PERRA VIDA
Vivo hace 45 años en un
condominio de 112 casas, amplio, ordenado, con muchos jardines que invitan a
recorrerlo. Hace cuatro décadas disfrutaba paseando a mis niños y compartía con
mis vecinos en idéntica grata tarea. Tiempos de armonía.
Desde hace algunos años salgo a
pasear con mis nietos y observo pocos niños y a muchos de mis jóvenes vecinos
paseando perros: canes hermosos, bien tenidos, super cuidados, algunos de ellos
increíblemente parecidos a sus dueños.
Marchan seguros, exigentes, cuasi humanizados, posesionados de su papel
de miembros de la familia.

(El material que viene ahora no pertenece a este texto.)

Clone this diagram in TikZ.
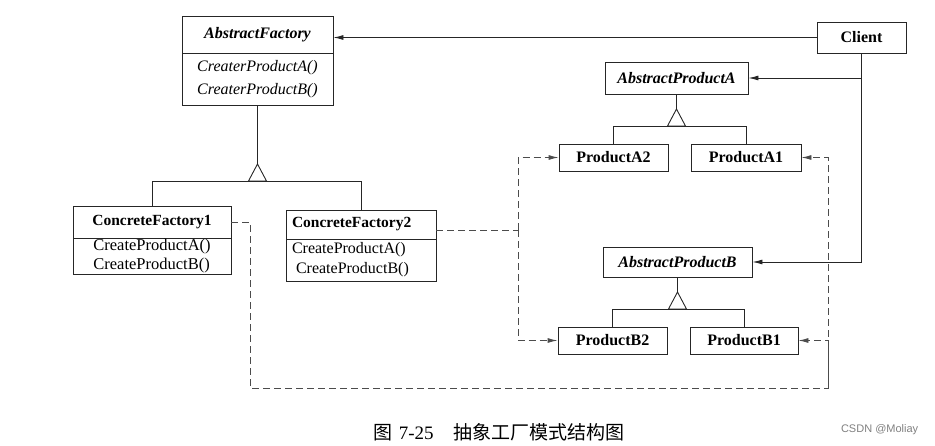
\documentclass[tikz,border=0pt]{standalone}
\usepackage{fontspec}
\setmainfont{Liberation Serif}
\setsansfont{Liberation Sans}
\newfontfamily\cjk{Noto Sans CJK SC}
\usetikzlibrary{positioning, arrows.meta, calc}

\begin{document}
\begin{tikzpicture}[
    x=1pt, y=-1pt,
    line width=0.9pt,
    classbox/.style={draw=black!85, inner sep=0pt, font=\fontsize{16}{19}\selectfont\bfseries},
    absbox/.style={classbox, font=\fontsize{16}{19}\selectfont\bfseries\itshape},
    opsbox/.style={draw=black!85, inner sep=0pt, align=left},
    assoc/.style={draw=black!85, -{Latex[length=10pt, width=5pt]}},
    dep/.style={draw=black!70, dash pattern=on 7pt off 4pt, -{Latex[length=10pt, width=5pt]}},
    inherit/.style={draw=black!85}
]
\useasboundingbox (0,0) rectangle (935,445);

% Client
\node[classbox, minimum width=89pt, minimum height=31pt] (client) at (861.5,37.5) {Client};

% Abstract factory
\node[absbox, minimum width=151pt, minimum height=37pt] (af) at (257.5,34.5) {AbstractFactory};
\node[opsbox, minimum width=151pt, minimum height=52pt, font=\fontsize{16}{23}\selectfont\itshape] (afops) at (257.5,79) {CreaterProductA()\\CreaterProductB()};

% Concrete factories
\node[classbox, minimum width=158pt, minimum height=32pt, font=\fontsize{15.5}{19}\selectfont\bfseries] (cf1) at (152,222) {ConcreteFactory1};
\node[opsbox, minimum width=158pt, minimum height=36pt, font=\fontsize{16.5}{19}\selectfont] (cf1ops) at (152,256) {CreateProductA()\\CreateProductB()};
\node[classbox, text width=138pt, inner xsep=6pt, minimum height=29pt, align=left, font=\fontsize{15.5}{19}\selectfont\bfseries] (cf2) at (361,224.5) {ConcreteFactory2};
\node[opsbox, text width=138pt, inner xsep=6pt, minimum height=42pt, font=\fontsize{16}{20}\selectfont] (cf2ops) at (361,260) {CreateProductA()\\\hspace*{4pt}CreateProductB()};

% Products
\node[absbox, minimum width=143pt, minimum height=32pt] (apA) at (676.5,78) {AbstractProductA};
\node[classbox, minimum width=109pt, minimum height=27pt] (pA2) at (613.5,157.5) {ProductA2};
\node[classbox, minimum width=110pt, minimum height=27pt] (pA1) at (746,157.5) {ProductA1};
\node[absbox, minimum width=149pt, minimum height=30pt] (apB) at (677.5,262) {AbstractProductB};
\node[classbox, minimum width=109pt, minimum height=27pt] (pB2) at (612.5,340.5) {ProductB2};
\node[classbox, minimum width=108pt, minimum height=27pt] (pB1) at (744,340.5) {ProductB1};

% Generalization
\foreach \base/\sub/\subb/\bar in {afops/cf1/cf2/181, apA/pA2/pA1/126, apB/pB2/pB1/309} {
    \pgfmathsetmacro{\tipy}{\bar-17}
    \coordinate (tip) at (\base.south |- 0,\tipy);
    \draw[inherit] (\base.south) -- (tip);
    \draw[inherit, line join=miter] (tip) -- ++(-9,17) -- ++(18,0) -- cycle;
    \draw[inherit] (\sub.north) |- (\subb.north |- 0,\bar) -- (\subb.north);
}

% Client associations
\draw[assoc] (client.west) -- (client.west -| af.east);
\draw[assoc] (client.south) |- (apB.east);
\draw[assoc] (client.south |- apA.east) -- (apA.east);

% Dependencies
\coordinate (depL) at (518,230);
\coordinate (depBL) at (250,388);
\coordinate (depBR) at (828,388);
\draw[dep, -] (depL -| cf2.east) -- (depL);
\draw[dep] (depL) |- (pA2.west);
\draw[dep] (depL) |- (pB2.west);
\draw[dep] (cf1.east) -| (depBL) -- (depBR) |- (pA1.east);
\draw[dep] (depBR) |- (pB1.east);

% Caption
\node[anchor=west, font=\fontsize{19}{21}\selectfont] (caption) at (370,432) {{\cjk 图}\hspace{6pt}7-25\hspace{20pt}{\cjk 抽象工厂模式结构图}};
\node[anchor=east, text=black!50, font=\sffamily\fontsize{11}{13}\selectfont] (credit) at (922,430) {CSDN @Moliay};

\end{tikzpicture}
\end{document}
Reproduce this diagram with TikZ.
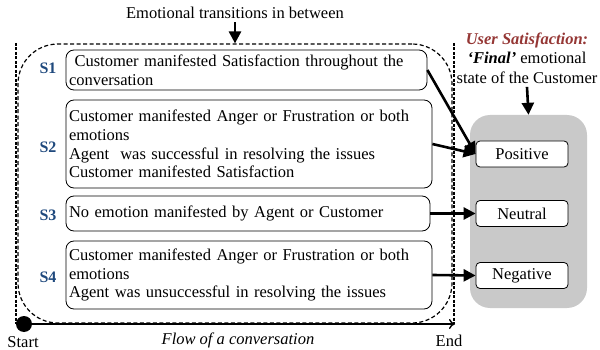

No necesitan prestar servicio alguno sino ser
acompañantes, envalentonados con su cambio de ser simples perros a adoradas
mascotas. A veces reemplazan a los hijos.
Tengo que caminar con cuidado
para que no me tropiecen, me enreden en sus correas o pise algún incómodo
recuerdo, que indiferentes dejaron en el suelo a pesar de los coloridos
recipientes con letreros indicando su uso como receptores de sus excretas. Los
perros no saben leer y parece que algunos dueños tampoco.
Domina un nuevo modo de vivir la
relación del hombre con sus animales domésticos. Pienso que vivimos tiempos de
excesiva animalidad y de pronto no puedo cumplir mi sueño de niño, educado por
los jesuitas, de morirme rezando el rosario y tendré que morirme ladrando.